Turmoil surrounds Washoe Voting
Wednesday, Nov. 11, 1998 | 11:47 a.m.
CARSON CITY -- John Byerly says he's never seen anything like the turmoil surrounding the re-counting of election ballots in the 10 years he has been overseeing the process in Washoe County.
But Byerly adds, "I can't tell you who is to blame." He's been a member of the Accuracy Certification Board for a decade.
Former Gov. Bob List, who headed the monitoring team for Rep. John Ensign, called it "Disneyland," referring to the confusion, delays and changes of direction.
Eight days after the election, there's no final vote tally in Washoe County. "There's been one stumbling block after another," said Laura Dancer, county voter registrar. The latest came at midnight when there was another computer crash.
And the more problems, the greater the chance Ensign and the Republican Party will seek to challenge the final results, which give Sen. Harry Reid a small lead.
After the returns were tallied the day after election in Washoe County, problems arose. Test runs on one of the computers that counted the ballots proved faulty. The county had to get permission from District Judge Janet Berry to reopen the ballots and start processing those ballots that were tallied on that computer.
Then it was discovered by nearly 6,000 ballots had been misprinted and misshaped by the Washoe County Printing Department. They had to be hand-counted, a process that took 30 hours instead of the estimated 15 hours. The county accepted volunteers, even some people off the street who were not registered to vote. But when they came in, they signed up to vote.

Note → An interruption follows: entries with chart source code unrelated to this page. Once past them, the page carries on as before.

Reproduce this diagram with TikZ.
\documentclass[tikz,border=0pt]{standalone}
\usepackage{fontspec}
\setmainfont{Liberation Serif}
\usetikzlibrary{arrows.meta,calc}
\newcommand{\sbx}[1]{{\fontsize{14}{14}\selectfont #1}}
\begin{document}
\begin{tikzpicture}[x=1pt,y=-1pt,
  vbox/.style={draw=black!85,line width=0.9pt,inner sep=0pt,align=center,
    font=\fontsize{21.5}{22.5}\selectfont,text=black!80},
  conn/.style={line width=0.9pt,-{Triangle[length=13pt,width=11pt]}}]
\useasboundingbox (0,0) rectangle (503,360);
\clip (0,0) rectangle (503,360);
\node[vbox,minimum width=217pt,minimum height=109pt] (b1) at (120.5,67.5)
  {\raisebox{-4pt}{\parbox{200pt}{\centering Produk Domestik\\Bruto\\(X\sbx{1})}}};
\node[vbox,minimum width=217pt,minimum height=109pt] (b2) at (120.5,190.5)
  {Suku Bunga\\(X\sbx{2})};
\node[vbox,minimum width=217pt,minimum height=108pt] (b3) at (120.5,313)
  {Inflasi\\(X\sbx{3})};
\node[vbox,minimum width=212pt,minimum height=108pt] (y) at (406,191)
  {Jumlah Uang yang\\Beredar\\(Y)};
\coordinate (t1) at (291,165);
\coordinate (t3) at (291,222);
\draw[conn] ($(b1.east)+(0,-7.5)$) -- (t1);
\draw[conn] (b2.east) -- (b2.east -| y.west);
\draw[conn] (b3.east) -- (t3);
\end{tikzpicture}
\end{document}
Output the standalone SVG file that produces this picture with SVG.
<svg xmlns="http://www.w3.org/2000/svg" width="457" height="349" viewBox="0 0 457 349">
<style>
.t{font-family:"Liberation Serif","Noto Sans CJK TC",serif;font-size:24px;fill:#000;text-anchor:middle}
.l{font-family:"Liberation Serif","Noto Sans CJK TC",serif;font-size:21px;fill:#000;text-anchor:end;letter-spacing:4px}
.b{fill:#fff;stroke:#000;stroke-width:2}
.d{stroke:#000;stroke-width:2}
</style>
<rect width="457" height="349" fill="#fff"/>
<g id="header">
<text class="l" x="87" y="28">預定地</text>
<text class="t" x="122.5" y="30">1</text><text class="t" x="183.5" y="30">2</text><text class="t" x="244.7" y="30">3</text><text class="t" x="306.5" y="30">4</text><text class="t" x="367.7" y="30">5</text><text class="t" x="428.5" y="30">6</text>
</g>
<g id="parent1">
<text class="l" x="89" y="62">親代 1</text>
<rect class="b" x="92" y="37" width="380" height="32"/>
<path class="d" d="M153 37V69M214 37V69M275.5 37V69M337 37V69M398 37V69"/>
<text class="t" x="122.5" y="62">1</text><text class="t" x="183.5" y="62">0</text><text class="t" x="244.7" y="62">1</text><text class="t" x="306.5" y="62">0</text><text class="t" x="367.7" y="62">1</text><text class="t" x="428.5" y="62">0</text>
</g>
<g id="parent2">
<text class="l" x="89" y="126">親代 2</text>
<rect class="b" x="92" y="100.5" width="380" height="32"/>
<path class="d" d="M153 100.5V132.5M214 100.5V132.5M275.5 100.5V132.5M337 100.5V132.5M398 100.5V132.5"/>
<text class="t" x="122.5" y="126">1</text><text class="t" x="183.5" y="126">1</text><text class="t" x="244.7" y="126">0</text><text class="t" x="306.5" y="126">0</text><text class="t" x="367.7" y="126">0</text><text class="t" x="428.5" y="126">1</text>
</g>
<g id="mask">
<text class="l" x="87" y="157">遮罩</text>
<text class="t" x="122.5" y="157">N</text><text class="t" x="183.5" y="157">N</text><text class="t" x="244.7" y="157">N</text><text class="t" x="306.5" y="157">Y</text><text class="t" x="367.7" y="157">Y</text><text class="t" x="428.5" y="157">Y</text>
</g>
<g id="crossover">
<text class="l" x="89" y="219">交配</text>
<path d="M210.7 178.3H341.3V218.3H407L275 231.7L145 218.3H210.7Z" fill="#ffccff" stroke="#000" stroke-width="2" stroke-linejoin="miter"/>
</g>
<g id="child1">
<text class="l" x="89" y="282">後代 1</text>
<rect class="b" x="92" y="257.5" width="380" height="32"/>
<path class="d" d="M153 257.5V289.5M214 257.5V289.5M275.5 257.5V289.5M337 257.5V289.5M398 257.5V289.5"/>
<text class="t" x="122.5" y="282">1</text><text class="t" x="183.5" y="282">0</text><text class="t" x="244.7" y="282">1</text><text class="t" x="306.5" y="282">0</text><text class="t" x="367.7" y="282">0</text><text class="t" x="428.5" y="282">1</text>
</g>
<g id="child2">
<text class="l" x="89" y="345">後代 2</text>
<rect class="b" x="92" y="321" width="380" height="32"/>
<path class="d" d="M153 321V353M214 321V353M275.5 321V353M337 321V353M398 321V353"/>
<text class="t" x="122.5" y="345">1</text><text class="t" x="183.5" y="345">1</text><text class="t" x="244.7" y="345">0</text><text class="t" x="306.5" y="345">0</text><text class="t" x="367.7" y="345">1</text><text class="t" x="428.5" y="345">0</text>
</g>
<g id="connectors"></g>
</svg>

Dancer said these people were supervised, and their results were checked.
But it took 12 hours to make sure the computer program would spew out correct results. It had been estimated to take only 3-4 hours.
The program is set up to stop vote tampering. It would accept results from memory cards but not manual entered data. So county officials worked seven hours building a new data base. That crashed too.
County election officials then made a copy of the original data base and used that to key in results. But that can only be done with great difficulty. Sometimes the computer program would accept the results, and sometimes it would kick them out.
"It was a pain to break into the program," said Kathy Carter, a spokeswoman for the county. She said the original data base is kept locked in the county vault. "We're not corrupting anything."
There is only one computer that can be used to enter the data. That's another security measure to prevent vote tampering.
Workers took turns through the night typing in the results. Dancer worked for several hours but was constantly interrupted to give television interviews and to answer telephone queries.
A process that was supposed to take 6-9 hours was only one-third complete after 12 hours.
During the night, monitors from both the Ensign and Reid camp remain in a room outside the counting area, sleeping in chairs or benches. Because of a cutback by the county in janitorial staff, trash cans overflowed with coffee cups, wrappers and soft coke bottles.
In one of the rare shows of unity, the staffers from both sides cleaned up the room early today.
Dancer said she must turn out a certified result to the county commission that is broken down into certain categories. Hand-counted ballots are difficult to be broken down manually, she said.
Asked if it might be better to just hand-count all of the 90,000 ballots in Washoe County, Dancer said "That is not an option."